Ce déclin, survenu à la fin des années 1960, est attribuable à différents facteurs, selon John Gilmore. D’abord, les politiques de Jean Drapeau pour assainir les mœurs de la ville ont entraîné un ralentissement des activités de différentes boîtes de nuit, qui ont dû notamment réduire leurs heures d’ouverture et les contrats offerts aux musiciens. Ensuite, l’arrivée du rock comme musique populaire et favorite des jeunes a porté un coup fatal à l’industrie du jazz montréalais. Enfin, la possibilité pour les boîtes de nuit de faire jouer de la musique enregistrée à leur clientèle a fait chuter le nombre de contrats accessibles aux musiciens de jazz.
Un art difficile
« Encore aujourd’hui, je ne crois pas qu’il y ait beaucoup de musiciens de jazz qui puissent vivre de leur art par le biais de spectacles à Montréal », dit Gilmore. Enfin, à partir des années 1960, le jazz, qui était jusque-là la passion d’un groupe assez homogène, se transforme, et ses musiciens se divisent en cliques et en clans. Le free jazz fait son apparition, en même temps que le jazz fusion, qui se mêle au rock, tandis qu’un certain courant de jazz « mainstream », plus « traditionnel », se maintient en place.
« Aujourd’hui, un musicien de jazz fusion peut ne pas être capable de jouer avec un musicien de be-bop », raconte Gilmore.
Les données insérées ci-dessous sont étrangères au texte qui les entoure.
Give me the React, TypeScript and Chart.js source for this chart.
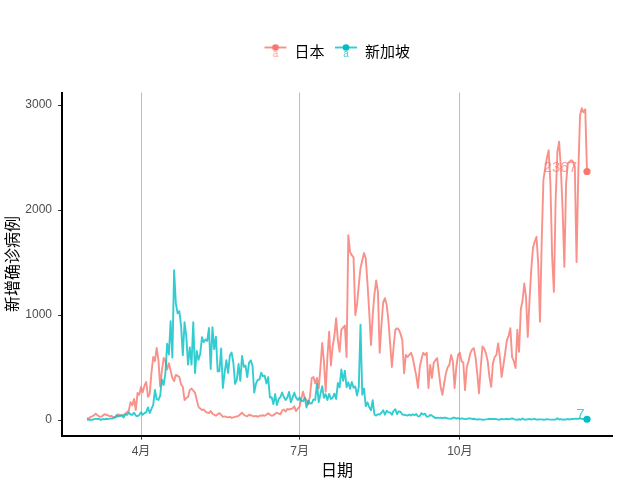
import { useEffect, useRef } from 'react';
import { Chart, registerables } from 'chart.js';

Chart.register(...registerables);

// ---- data ----
const startDate = '2020-03-01';
const seriesNames = ['日本', '新加坡'];
const xTickDates = ['2020-04-01', '2020-07-01', '2020-10-01'];
const xTickLabels = ['4月', '7月', '10月'];
const yTicks = [0, 1000, 2000, 3000];
const xTitle = '日期';
const yTitle = '新增确诊病例';

// daily new cases, 2020-03-01 .. 2020-12-13
const japanCases = [
  // Mar
  20, 14, 30, 35, 45, 60, 45, 35, 30, 40, 55, 50, 45, 35, 40, 25, 30, 30, 55, 45,
  40, 50, 60, 75, 90, 170, 140, 200, 95, 257, 240,
  // Apr
  315, 265, 330, 362, 220, 250, 450, 600, 560, 686, 570, 320, 470, 590, 560, 480, 540, 470, 400, 370,
  430, 420, 410, 340, 315, 190, 210, 220, 285, 300,
  // May
  280, 260, 190, 125, 110, 95, 100, 80, 70, 65, 85, 60, 50, 40, 55, 65, 50, 30, 35, 30,
  25, 30, 20, 25, 30, 35, 40, 55, 70, 50, 40,
  // Jun
  35, 50, 45, 40, 35, 40, 30, 40, 40, 45, 40, 50, 65, 50, 40, 45, 60, 70, 60, 55,
  90, 100, 80, 105, 100, 105, 110, 130, 85, 110,
  // Jul
  125, 200, 270, 210, 190, 150, 230, 400, 410, 350, 400, 300, 500, 733, 560, 270, 600, 840, 520, 700,
  800, 970, 760, 650, 860, 880, 900, 600, 1760, 1600, 1570,
  // Aug
  1550, 1000, 1100, 1285, 1450, 1520, 1590, 1540, 1300, 1030, 715, 1000, 1200, 1330, 1220, 640, 900, 1120, 1160, 1100,
  950, 730, 505, 700, 860, 875, 860, 820, 760, 445, 620,
  // Sep
  600, 620, 640, 590, 505, 420, 305, 505, 580, 640, 620, 640, 305, 525, 400, 545, 570, 590, 450, 315,
  240, 350, 445, 500, 525, 620, 560, 305, 505, 620,
  // Oct
  640, 560, 545, 285, 505, 560, 635, 670, 685, 600, 445, 255, 505, 700, 680, 635, 560, 410, 315, 540,
  600, 620, 730, 600, 410, 520, 635, 760, 800, 875, 600,
  // Nov
  560, 495, 860, 650, 1050, 1140, 1300, 1170, 790, 1140, 1430, 1640, 1700, 1745, 1490, 935, 1700, 2290, 2400, 2500,
  2570, 2250, 1550, 1220, 2095, 2555, 2650, 2400, 2000, 1460,
  // Dec
  2255, 2445, 2460, 2475, 2460, 2410, 1505, 2350, 2900, 2970, 2930, 2960, 2367,
];

const singaporeCases = [
  // Mar
  2, 2, 2, 2, 7, 13, 8, 12, 0, 10, 6, 12, 9, 13, 14, 17, 23, 47, 32, 40,
  47, 23, 54, 49, 73, 52, 49, 70, 42, 35, 47,
  // Apr
  74, 49, 65, 75, 120, 66, 106, 142, 287, 198, 191, 233, 386, 334, 447, 728, 623, 942, 596, 1426,
  1111, 1016, 1037, 897, 618, 931, 799, 528, 690, 528,
  // May
  932, 447, 657, 573, 632, 788, 741, 768, 753, 876, 486, 884, 675, 793, 465, 465, 682, 305, 451, 570,
  448, 614, 642, 548, 344, 383, 533, 373, 611, 506, 518,
  // Jun
  408, 544, 569, 517, 261, 347, 383, 386, 451, 417, 422, 347, 407, 214, 218, 151, 247, 142, 199, 218,
  262, 218, 191, 213, 268, 169, 213, 260, 213, 191,
  // Jul
  215, 185, 179, 213, 119, 183, 157, 158, 196, 191, 347, 170, 248, 322, 211, 245, 190, 249, 200, 212,
  251, 200, 354, 310, 481, 374, 469, 313, 359, 297, 362,
  // Aug
  307, 320, 232, 313, 908, 242, 300, 132, 167, 123, 93, 188, 50, 42, 56, 52, 69, 93, 51, 88,
  74, 71, 50, 87, 103, 56, 83, 77, 52, 50, 47,
  // Sep
  42, 52, 42, 55, 47, 57, 34, 37, 66, 51, 60, 32, 32, 48, 41, 30, 18, 21, 20, 21,
  18, 23, 21, 15, 13, 11, 21, 22, 14, 17,
  // Oct
  11, 16, 13, 8, 10, 16, 15, 10, 12, 7, 5, 7, 6, 3, 4, 6, 8, 12, 9, 10,
  11, 8, 5, 3, 11, 6, 9, 9, 7, 10, 16,
  // Nov
  9, 4, 3, 7, 3, 15, 4, 5, 6, 10, 4, 8, 10, 4, 5, 6, 6, 3, 5, 9,
  6, 4, 4, 4, 5, 17, 5, 8, 3, 6,
  // Dec
  4, 10, 5, 9, 9, 13, 12, 11, 15, 11, 9, 13, 7,
];

const seriesValues = [japanCases, singaporeCases];
const solidColors = ['#F8766D', '#00BFC4'];
const lineColors = ['rgba(248,118,109,0.8)', 'rgba(0,191,196,0.8)'];
const labelColors = ['rgba(248,118,109,0.7)', 'rgba(0,191,196,0.75)'];

const dayIndex = (d: string) =>
  Math.round((Date.parse(d) - Date.parse(startDate)) / 86400000);

const CJK = '"Noto Sans CJK SC", "Noto Sans", sans-serif';
const TICKFONT = '"Liberation Sans", Arial, "Noto Sans CJK SC", sans-serif';

function makeIcon(i: number): HTMLCanvasElement {
  const c = document.createElement('canvas');
  c.width = 24;
  c.height = 16;
  const g = c.getContext('2d')!;
  g.strokeStyle = lineColors[i];
  g.lineWidth = 1.9;
  g.beginPath();
  g.moveTo(1, 4.5);
  g.lineTo(23, 4.5);
  g.stroke();
  g.fillStyle = solidColors[i];
  g.beginPath();
  g.arc(12, 4.5, 3.3, 0, Math.PI * 2);
  g.fill();
  g.fillStyle = labelColors[i];
  g.font = '10px "Liberation Sans", Arial, sans-serif';
  g.textAlign = 'center';
  g.textBaseline = 'alphabetic';
  g.fillText('a', 12, 13.5);
  return c;
}

const endLabelPlugin = {
  id: 'endLabels',
  afterDatasetsDraw(chart: any) {
    const ctx = chart.ctx;
    chart.data.datasets.forEach((ds: any, i: number) => {
      const meta = chart.getDatasetMeta(i);
      const pt = meta.data[meta.data.length - 1];
      const value = ds.data[ds.data.length - 1].y;
      const text = String(value);
      ctx.save();
      ctx.font = '15px "Liberation Sans", Arial, sans-serif';
      const w = ctx.measureText(text).width;
      ctx.fillStyle = labelColors[i];
      ctx.textAlign = 'left';
      ctx.textBaseline = 'middle';
      ctx.fillText(text, pt.x - 1.3 * w, pt.y - 4);
      ctx.restore();
    });
  },
};

export default function App() {
  const ref = useRef<HTMLCanvasElement | null>(null);

  useEffect(() => {
    if (!ref.current) return;
    const n = japanCases.length;
    const xMin = -0.05 * (n - 1);
    const xMax = n - 1 + 0.05 * (n - 1);
    const allVals = [...japanCases, ...singaporeCases];
    const vMax = Math.max(...allVals);
    const vMin = Math.min(...allVals);
    const span = vMax - vMin;
    const yMin = vMin - 0.05 * span;
    const yMax = vMax + 0.05 * span;
    const icons = [makeIcon(0), makeIcon(1)];

    const datasets = seriesNames.map((name, i) => {
      const vals = seriesValues[i];
      return {
        label: name,
        data: vals.map((v, k) => ({ x: k, y: v })),
        borderColor: lineColors[i],
        backgroundColor: solidColors[i],
        borderWidth: 1.9,
        borderJoinStyle: 'round' as const,
        tension: 0,
        fill: false,
        order: i === 0 ? 2 : 1,
        pointRadius: (c: any) => (c.dataIndex === vals.length - 1 ? 3.6 : 0),
        pointBackgroundColor: solidColors[i],
        pointBorderWidth: 0,
        pointHoverRadius: 0,
      };
    });

    const chart = new Chart(ref.current, {
      type: 'line',
      data: { datasets },
      plugins: [endLabelPlugin],
      options: {
        responsive: false,
        animation: false,
        devicePixelRatio: 1,
        events: [],
        layout: { padding: { top: 33.5, right: 28, bottom: 0, left: 0 } },
        plugins: {
          tooltip: { enabled: false },
          title: {
            display: true,
            text: '',
            position: 'top',
            fullSize: false,
            weight: 500,
            font: { size: 10, lineHeight: 1 },
            padding: { top: 0, bottom: 14.1 },
          },
          legend: {
            display: true,
            position: 'top',
            fullSize: false,
            weight: 1000,
            labels: {
              usePointStyle: true,
              pointStyleWidth: 23,
              padding: 10,
              color: '#000',
              font: { size: 15, family: CJK },
              generateLabels: () =>
                seriesNames.map((name, i) => ({
                  text: name,
                  fillStyle: solidColors[i],
                  strokeStyle: solidColors[i],
                  lineWidth: 0,
                  pointStyle: icons[i] as any,
                  hidden: false,
                  datasetIndex: i,
                  fontColor: '#000',
                })),
            },
          },
        },
        scales: {
          x: {
            type: 'linear',
            min: xMin,
            max: xMax,
            afterBuildTicks: (s: any) => {
              s.ticks = xTickDates.map((d) => ({ value: dayIndex(d) }));
            },
            afterFit: (s: any) => {
              s.height = 44.4;
            },
            grid: {
              display: true,
              drawOnChartArea: true,
              color: '#bdbdbd',
              lineWidth: 1,
              tickColor: '#333333',
              tickLength: 4,
            },
            border: { display: true, color: '#000', width: 2 },
            ticks: {
              autoSkip: false,
              maxRotation: 0,
              padding: 5,
              color: '#4d4d4d',
              font: { size: 12, family: TICKFONT },
              callback: (_v: any, idx: number) => xTickLabels[idx],
            },
            title: {
              display: true,
              text: xTitle,
              color: '#000',
              font: { size: 16, family: CJK },
              padding: { top: 0, bottom: 0 },
            },
          },
          y: {
            type: 'linear',
            min: yMin,
            max: yMax,
            afterBuildTicks: (s: any) => {
              s.ticks = yTicks.map((v) => ({ value: v }));
            },
            afterFit: (s: any) => {
              s.width = 62;
            },
            grid: {
              display: true,
              drawOnChartArea: false,
              tickColor: '#333333',
              tickLength: 4,
              lineWidth: 1,
            },
            border: { display: true, color: '#000', width: 2 },
            ticks: {
              padding: 6,
              color: '#4d4d4d',
              font: { size: 12, family: TICKFONT },
              callback: (v: any) => String(v),
            },
            title: {
              display: true,
              text: yTitle,
              color: '#000',
              font: { size: 16, family: CJK },
              padding: { top: 2, bottom: 0 },
            },
          },
        },
      } as any,
    });
    return () => chart.destroy();
  }, []);

  return (
    <div style={{ position: 'fixed', left: 0, top: 0, width: 640, height: 480, background: '#fff' }}>
      <canvas ref={ref} width={640} height={480} style={{ display: 'block', width: 640, height: 480 }} />
    </div>
  );
}
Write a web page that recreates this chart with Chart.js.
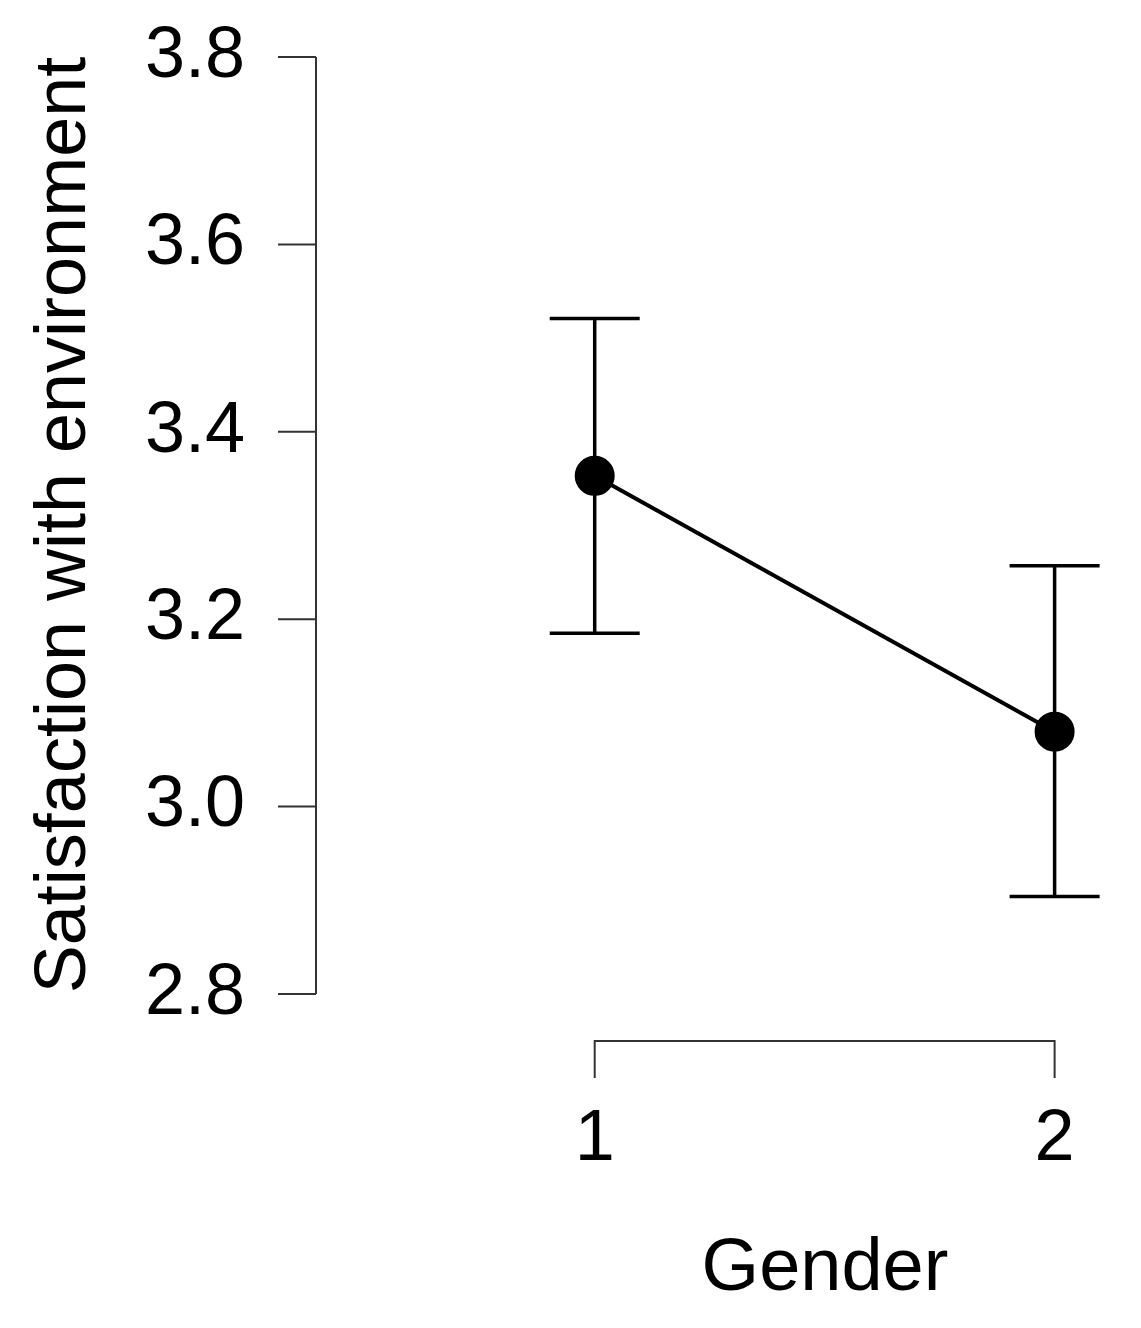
<!DOCTYPE html>
<html>
<head>
<meta charset="utf-8">
<script src="https://cdn.jsdelivr.net/npm/chart.js@4"></script>
<style>
  html, body { margin: 0; padding: 0; background: #fff; }
  #wrap { width: 1141px; height: 1328px; position: relative; }
</style>
</head>
<body>
<div id="wrap"><canvas id="c"></canvas></div>
<script>
const categories = [1, 2];
const means = [3.353, 3.080];
const upper = [3.521, 3.257];
const lower = [3.185, 2.904];
const yTicks = [2.8, 3.0, 3.2, 3.4, 3.6, 3.8];
const yTitle = 'Satisfaction with environment';
const xTitle = 'Gender';

const FONT = '"Liberation Sans", Arial, sans-serif';

// R-style axes, error bars and labels drawn on the library's scales
const rAxes = {
    id: 'rAxes',
    beforeDatasetsDraw(chart) {
        const { ctx, scales: { x, y } } = chart;
        ctx.save();
        ctx.strokeStyle = '#000';
        ctx.lineWidth = 3.5;
        ctx.lineCap = 'butt';
        categories.forEach((c, i) => {
            const px = x.getPixelForValue(c);
            const top = y.getPixelForValue(upper[i]);
            const bot = y.getPixelForValue(lower[i]);
            ctx.beginPath();
            ctx.moveTo(px, top); ctx.lineTo(px, bot);
            ctx.moveTo(px - 45, top); ctx.lineTo(px + 45, top);
            ctx.moveTo(px - 45, bot); ctx.lineTo(px + 45, bot);
            ctx.stroke();
        });
        ctx.restore();
    },
    afterDraw(chart) {
        const { ctx, scales: { x, y } } = chart;
        ctx.save();
        ctx.strokeStyle = '#333';
        ctx.lineWidth = 2;
        ctx.fillStyle = '#000';
        // y axis
        const ax = 316;
        const yTop = y.getPixelForValue(yTicks[yTicks.length - 1]);
        const yBot = y.getPixelForValue(yTicks[0]);
        ctx.beginPath();
        ctx.moveTo(ax, yTop); ctx.lineTo(ax, yBot);
        yTicks.forEach(t => {
            const py = y.getPixelForValue(t);
            ctx.moveTo(ax, py); ctx.lineTo(ax - 38, py);
        });
        ctx.stroke();
        ctx.font = '72px ' + FONT;
        ctx.textAlign = 'right';
        ctx.textBaseline = 'middle';
        yTicks.forEach(t => ctx.fillText(t.toFixed(1), 245, y.getPixelForValue(t)));
        // x axis bracket
        const bx0 = x.getPixelForValue(categories[0]);
        const bx1 = x.getPixelForValue(categories[categories.length - 1]);
        ctx.beginPath();
        ctx.moveTo(bx0, 1078); ctx.lineTo(bx0, 1041);
        ctx.lineTo(bx1, 1041); ctx.lineTo(bx1, 1078);
        ctx.stroke();
        ctx.textAlign = 'center';
        categories.forEach(c => ctx.fillText(String(c), x.getPixelForValue(c), 1140));
        // titles
        ctx.font = '74px ' + FONT;
        ctx.fillText(xTitle, 825, 1270);
        ctx.font = '72px ' + FONT;
        ctx.translate(65, 525);
        ctx.rotate(-Math.PI / 2);
        ctx.fillText(yTitle, 0, 0);
        ctx.restore();
    }
};

new Chart(document.getElementById('c'), {
    type: 'line',
    data: {
        datasets: [{
            data: categories.map((c, i) => ({ x: c, y: means[i] })),
            borderColor: '#000',
            backgroundColor: '#000',
            borderWidth: 4,
            pointRadius: 18,
            pointBackgroundColor: '#000',
            tension: 0
        }]
    },
    options: {
        responsive: true,
        maintainAspectRatio: false,
        devicePixelRatio: 1,
        animation: false,
        layout: { padding: { top: 57, bottom: 334, left: 316, right: 0 } },
        scales: {
            x: { type: 'linear', min: 0.394, max: 2.140, display: false },
            y: { min: 2.8, max: 3.8, display: false }
        },
        plugins: { legend: { display: false }, tooltip: { enabled: false } }
    },
    plugins: [rAxes]
});
</script>
</body>
</html>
Toutes ces raisons font donc que les beaux jours du jazz à Montréal ne reviendront plus, selon Gilmore, et ce, malgré la très grande importance du Festival international de jazz qui s’y est développé au cours des trente dernières années.
« Le Festival emploie des musiciens de jazz durant la période où il se déploie. Il poursuit également une mission d’éducation auprès du public, mais je ne pense pas qu’il arrive à faire vivre une industrie du jazz toute l’année », dit Gilmore, qui ajoute cependant ne pas avoir suivi de près la vie du jazz à Montréal depuis la parution de son livre en anglais.
Le fait qu’il ne reste que peu de preuves matérielles de la grande époque du jazz montréalais est malheureux pour l’histoire culturelle de la ville, dit-il. Ce livre vient combler un peu cette lacune.